Turkey stopped violating Greek airspace after Russian Su-24 downing - Athens source
Turkish warplanes abruptly ceased violating Greek airspace after downing a Russian Sukhoi Su-24 bomber on November 24. Previously, air intrusions made by Turkish fighter jets took place on a daily basis and amounted to thousands a year.
The data comes from a diplomatic source in Athens, cited by RIA Novosti.
The last time Turkish warplanes were spotted in Greek airspace was on November 25, when six jets, two of them carrying weapons, entered the neighbor’s aerial domain.
Intrusions of Turkish jets into Greek national airspace remain a constant headache for Athens. Turkey and Greece, while partners in NATO, have been adversaries for centuries. The two nations have warred with each other before and still have territorial disputes.
In particular 2014 was marked with a sharp increase of Greek airspace violations by the Turkish Air Force, which amounted to 2,244 incidents. From January to October 2015, Greece’s airspace was violated by Turkish warplanes 1,233 times, including 31 flights over Greek territory itself, according to the Greek Air Force’s headquarters. In November, before the downing of the Russian bomber, there were at least 50 registered airspace violations.
Turkish jets habitually intrude into Greek airspace over disputed islands in the Aegean Sea, provoking the Greek Air Force to scramble fighter jets to intercept. Such airborne rendezvous often end with mock dogfights, with pilots performing real lock-ons of their air-to-air missiles onto their NATO partner’s aircraft.
Athens has repeatedly raised the matter at NATO meetings.
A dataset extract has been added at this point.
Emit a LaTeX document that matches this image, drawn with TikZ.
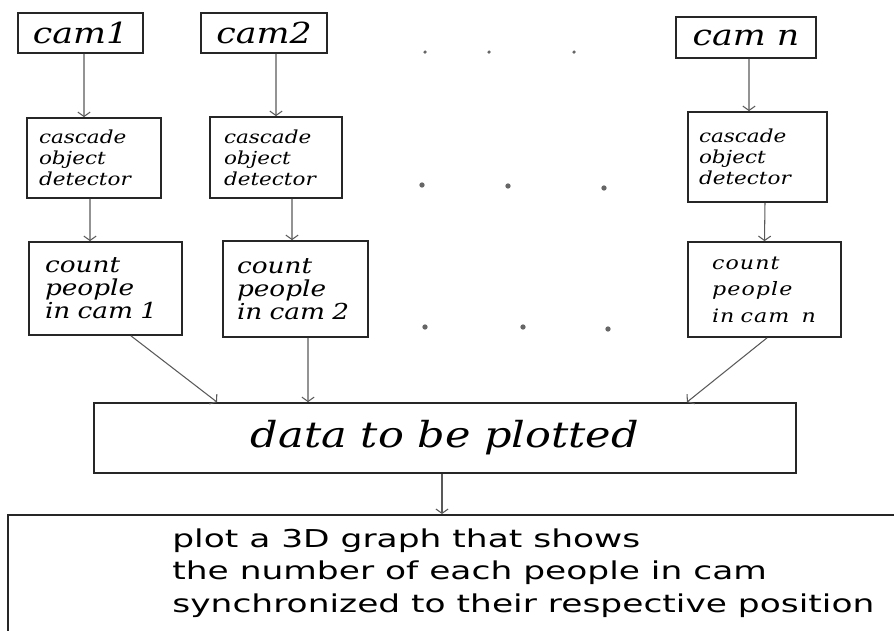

Greece’s representative to NATO last reported Turkish violations of their national airspace on November 24. The reaction of other NATO member states has been usually to sit on the fence, and Ankara continued to test Athen’s patience.
When Turkey shot down the Russian bomber on Tuesday, Greek Foreign Minister Nikas Kotzias expressed solidarity with Russia in a phone conversation with his Russian counterpart Sergey Lavrov.
“Athens agrees with the Russian president’s assessment on Ankara’s hostile actions, which are contrary to the goals of the anti-ISIS coalition,” the Russian Foreign Ministry said, as reported by RIA Novosti.
Greece, according to its Foreign Ministry, “especially comprehends provocative moves by Turkey given regular multiple violations of Greek air space by Ankara lasting for years.”
According to Greece’s General Staff, on November 24, the day a Turkish F-16 fighter jet fired an air-to-air missile at Russia’s bomber, the Turkish Air Force made no violations of Greek airspace for the first time in a long period.
Once the Russian warplane went down in flames, “there was zero activity of Turkish aviation in Greek FIR in the Aegean Sea, and it is understandable why,” RIA Novosti cited a diplomatic source in Athens.
The Turkish Air Force also halted strikes on Syrian territory after Russia deployed S-400 long-range air defense complexes at the Khmeimim airbase in Syria’s Latakia, from where the Russian Air Force strikes Islamic State (IS, formerly ISIS/ISIL).